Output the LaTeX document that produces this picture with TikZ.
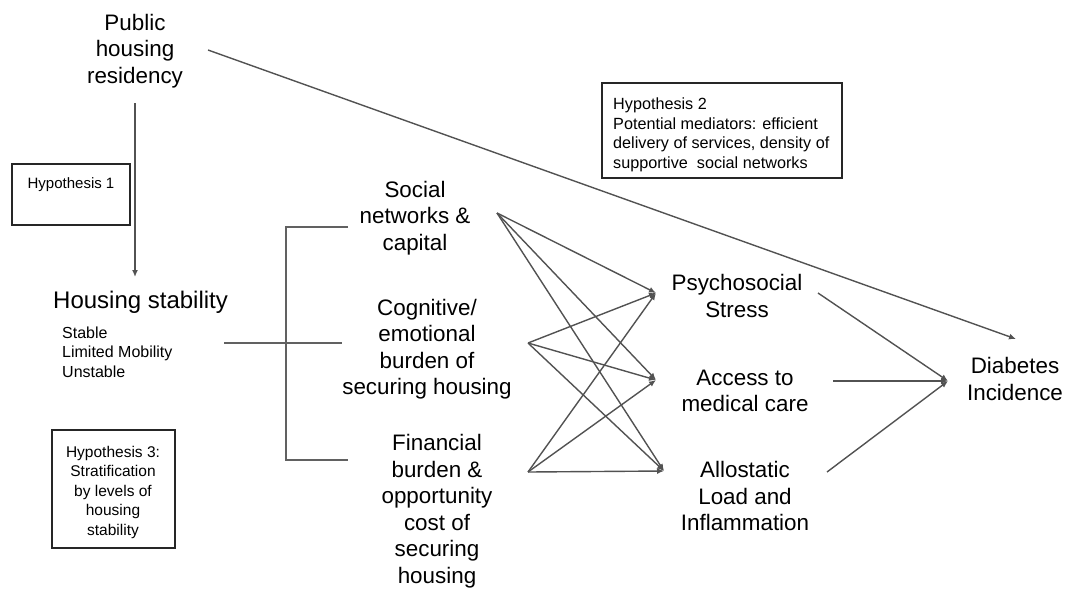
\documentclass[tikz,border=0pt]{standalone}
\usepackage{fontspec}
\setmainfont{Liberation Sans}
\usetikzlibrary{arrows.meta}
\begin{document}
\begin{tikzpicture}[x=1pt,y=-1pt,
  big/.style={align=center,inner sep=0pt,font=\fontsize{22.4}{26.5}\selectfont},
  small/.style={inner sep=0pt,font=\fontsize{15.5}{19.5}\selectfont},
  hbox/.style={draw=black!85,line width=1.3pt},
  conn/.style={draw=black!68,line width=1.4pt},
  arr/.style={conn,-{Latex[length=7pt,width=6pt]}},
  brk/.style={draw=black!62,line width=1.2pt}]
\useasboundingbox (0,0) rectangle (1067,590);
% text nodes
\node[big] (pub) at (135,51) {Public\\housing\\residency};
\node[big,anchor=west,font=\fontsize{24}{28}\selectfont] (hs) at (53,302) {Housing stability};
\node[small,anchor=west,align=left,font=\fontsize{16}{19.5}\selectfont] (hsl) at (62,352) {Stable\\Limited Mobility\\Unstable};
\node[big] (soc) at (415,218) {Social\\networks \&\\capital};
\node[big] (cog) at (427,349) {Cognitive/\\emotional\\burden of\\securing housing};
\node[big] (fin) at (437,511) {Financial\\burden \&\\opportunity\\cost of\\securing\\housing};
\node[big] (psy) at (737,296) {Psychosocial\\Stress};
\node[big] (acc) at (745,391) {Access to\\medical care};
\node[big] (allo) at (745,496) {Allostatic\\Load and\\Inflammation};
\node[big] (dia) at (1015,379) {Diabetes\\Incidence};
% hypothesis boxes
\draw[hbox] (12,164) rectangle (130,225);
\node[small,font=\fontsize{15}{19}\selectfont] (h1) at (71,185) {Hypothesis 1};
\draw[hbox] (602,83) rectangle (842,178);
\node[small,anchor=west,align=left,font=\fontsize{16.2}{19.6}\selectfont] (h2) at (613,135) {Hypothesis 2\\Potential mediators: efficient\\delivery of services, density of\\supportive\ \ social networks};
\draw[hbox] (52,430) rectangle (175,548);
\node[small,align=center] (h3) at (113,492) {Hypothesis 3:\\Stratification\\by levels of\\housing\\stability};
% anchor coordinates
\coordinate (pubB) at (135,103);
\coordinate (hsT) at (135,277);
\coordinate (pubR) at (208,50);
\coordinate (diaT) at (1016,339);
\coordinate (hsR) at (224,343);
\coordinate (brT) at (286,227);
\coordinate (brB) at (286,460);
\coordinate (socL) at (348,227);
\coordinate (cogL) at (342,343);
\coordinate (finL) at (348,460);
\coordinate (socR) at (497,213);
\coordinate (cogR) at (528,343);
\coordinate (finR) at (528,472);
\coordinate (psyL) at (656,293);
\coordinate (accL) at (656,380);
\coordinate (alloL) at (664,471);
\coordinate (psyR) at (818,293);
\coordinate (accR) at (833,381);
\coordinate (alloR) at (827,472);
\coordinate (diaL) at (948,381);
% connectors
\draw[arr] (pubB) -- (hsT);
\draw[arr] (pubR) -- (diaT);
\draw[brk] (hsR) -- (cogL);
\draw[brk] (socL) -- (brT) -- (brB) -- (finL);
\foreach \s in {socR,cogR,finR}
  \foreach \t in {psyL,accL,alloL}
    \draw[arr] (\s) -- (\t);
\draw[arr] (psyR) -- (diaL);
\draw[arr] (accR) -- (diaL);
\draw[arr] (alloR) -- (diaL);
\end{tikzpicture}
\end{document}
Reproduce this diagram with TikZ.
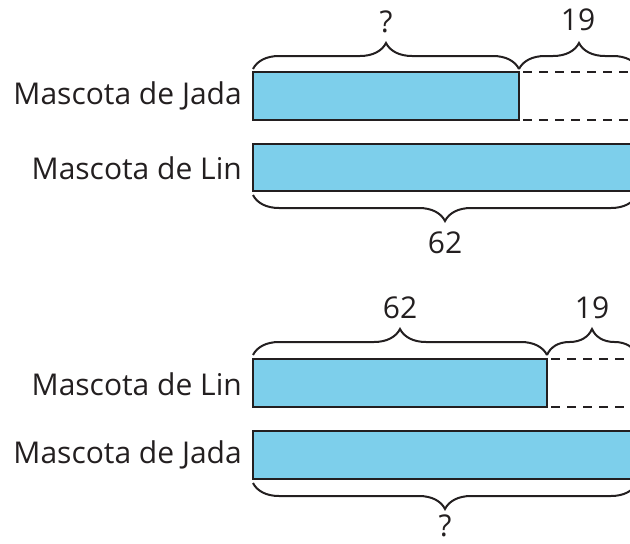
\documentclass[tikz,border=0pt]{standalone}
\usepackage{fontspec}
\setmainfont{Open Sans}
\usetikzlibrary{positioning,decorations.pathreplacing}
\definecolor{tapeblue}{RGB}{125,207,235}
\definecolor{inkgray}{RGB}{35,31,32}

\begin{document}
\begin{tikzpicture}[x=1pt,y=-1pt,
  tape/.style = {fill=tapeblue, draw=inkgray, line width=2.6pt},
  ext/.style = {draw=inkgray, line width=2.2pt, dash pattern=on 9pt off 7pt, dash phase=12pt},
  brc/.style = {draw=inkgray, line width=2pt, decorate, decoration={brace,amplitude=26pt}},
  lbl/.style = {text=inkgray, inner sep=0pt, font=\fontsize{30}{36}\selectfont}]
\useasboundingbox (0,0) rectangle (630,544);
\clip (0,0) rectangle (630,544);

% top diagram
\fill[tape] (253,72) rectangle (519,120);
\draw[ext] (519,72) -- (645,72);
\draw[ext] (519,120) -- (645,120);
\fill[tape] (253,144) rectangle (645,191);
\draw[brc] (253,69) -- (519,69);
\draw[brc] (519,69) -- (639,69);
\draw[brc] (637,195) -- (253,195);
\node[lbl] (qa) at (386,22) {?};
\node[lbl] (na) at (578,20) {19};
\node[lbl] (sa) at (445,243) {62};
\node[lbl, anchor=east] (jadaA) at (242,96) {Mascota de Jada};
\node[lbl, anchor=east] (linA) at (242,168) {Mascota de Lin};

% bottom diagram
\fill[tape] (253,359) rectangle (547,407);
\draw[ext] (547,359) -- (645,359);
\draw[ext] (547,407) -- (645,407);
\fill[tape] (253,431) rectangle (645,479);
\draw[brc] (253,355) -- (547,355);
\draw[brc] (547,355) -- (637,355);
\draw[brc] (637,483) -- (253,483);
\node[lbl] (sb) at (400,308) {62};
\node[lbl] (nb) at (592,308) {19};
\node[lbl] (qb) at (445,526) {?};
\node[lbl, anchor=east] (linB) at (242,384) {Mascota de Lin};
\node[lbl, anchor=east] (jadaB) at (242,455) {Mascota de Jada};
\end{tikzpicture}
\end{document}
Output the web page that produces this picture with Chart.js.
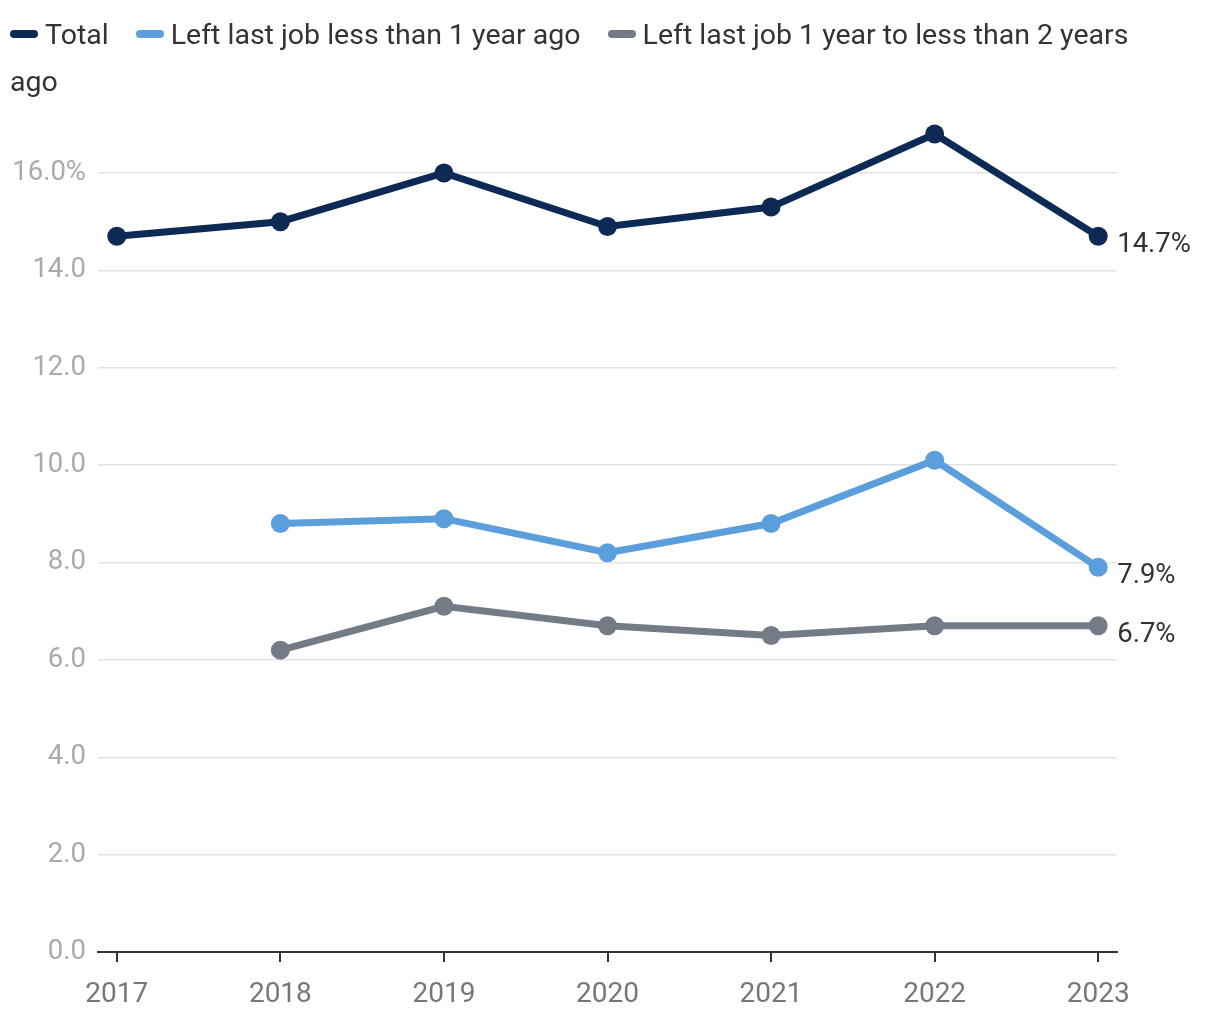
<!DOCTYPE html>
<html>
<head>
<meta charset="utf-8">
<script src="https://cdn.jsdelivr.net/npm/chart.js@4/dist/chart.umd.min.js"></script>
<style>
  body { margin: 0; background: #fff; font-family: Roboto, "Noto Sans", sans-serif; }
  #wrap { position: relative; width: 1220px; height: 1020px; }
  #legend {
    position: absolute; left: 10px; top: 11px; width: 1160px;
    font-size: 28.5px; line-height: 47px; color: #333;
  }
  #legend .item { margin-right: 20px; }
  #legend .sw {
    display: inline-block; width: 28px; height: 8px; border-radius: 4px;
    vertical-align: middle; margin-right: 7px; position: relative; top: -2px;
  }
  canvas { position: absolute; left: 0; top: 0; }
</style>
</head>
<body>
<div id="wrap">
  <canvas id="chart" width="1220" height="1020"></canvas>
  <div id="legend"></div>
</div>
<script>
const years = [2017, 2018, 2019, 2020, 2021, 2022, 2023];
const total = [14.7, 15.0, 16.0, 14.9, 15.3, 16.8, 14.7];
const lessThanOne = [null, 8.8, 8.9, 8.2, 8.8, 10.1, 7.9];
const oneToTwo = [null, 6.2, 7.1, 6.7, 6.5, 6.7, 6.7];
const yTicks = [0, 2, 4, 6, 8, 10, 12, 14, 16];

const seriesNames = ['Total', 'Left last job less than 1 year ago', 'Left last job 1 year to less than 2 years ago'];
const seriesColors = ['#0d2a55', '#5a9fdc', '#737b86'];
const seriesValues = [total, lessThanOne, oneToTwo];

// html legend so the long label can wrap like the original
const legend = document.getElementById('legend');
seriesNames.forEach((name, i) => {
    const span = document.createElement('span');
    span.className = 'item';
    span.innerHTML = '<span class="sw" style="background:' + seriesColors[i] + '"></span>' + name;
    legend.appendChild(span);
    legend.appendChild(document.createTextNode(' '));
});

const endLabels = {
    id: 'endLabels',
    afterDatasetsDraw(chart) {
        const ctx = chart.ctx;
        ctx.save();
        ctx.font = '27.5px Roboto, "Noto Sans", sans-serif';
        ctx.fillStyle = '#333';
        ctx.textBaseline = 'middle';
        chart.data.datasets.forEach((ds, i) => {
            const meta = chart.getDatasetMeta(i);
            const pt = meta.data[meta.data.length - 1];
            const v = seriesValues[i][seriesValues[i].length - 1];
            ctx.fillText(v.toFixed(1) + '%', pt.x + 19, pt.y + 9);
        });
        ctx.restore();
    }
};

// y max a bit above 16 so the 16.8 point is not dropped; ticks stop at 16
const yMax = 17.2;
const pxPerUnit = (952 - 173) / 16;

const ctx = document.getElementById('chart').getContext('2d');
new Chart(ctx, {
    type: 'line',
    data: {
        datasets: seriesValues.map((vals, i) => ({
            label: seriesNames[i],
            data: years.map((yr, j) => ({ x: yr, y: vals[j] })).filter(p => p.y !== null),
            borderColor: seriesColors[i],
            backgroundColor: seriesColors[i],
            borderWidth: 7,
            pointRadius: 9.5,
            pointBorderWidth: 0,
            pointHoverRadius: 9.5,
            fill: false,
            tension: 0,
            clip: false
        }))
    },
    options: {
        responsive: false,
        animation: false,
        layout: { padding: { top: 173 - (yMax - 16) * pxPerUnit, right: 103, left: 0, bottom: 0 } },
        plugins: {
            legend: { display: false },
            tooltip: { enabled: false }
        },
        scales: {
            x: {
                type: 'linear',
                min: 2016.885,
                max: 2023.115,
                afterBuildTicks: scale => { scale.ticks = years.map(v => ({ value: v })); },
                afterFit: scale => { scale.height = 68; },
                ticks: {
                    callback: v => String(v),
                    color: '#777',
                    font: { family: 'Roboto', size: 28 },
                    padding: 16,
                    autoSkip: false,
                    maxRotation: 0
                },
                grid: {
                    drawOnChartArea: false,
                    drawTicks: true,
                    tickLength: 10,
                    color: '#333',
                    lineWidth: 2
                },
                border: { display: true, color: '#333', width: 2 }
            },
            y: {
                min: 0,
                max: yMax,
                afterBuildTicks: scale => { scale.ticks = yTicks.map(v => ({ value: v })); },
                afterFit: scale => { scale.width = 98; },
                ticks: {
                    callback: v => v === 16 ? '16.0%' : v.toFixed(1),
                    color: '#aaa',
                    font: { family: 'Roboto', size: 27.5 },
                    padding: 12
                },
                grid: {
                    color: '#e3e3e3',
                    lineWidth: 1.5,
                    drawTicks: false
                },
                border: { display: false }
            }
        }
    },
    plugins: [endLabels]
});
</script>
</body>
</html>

★ ★ ★ ★ ★

» BRIEF: From the entries above, return each line with the word "that" in it.

» TASK RESULT:
Output the LaTeX document that produces this picture with TikZ.
Output the web page that produces this picture with Chart.js.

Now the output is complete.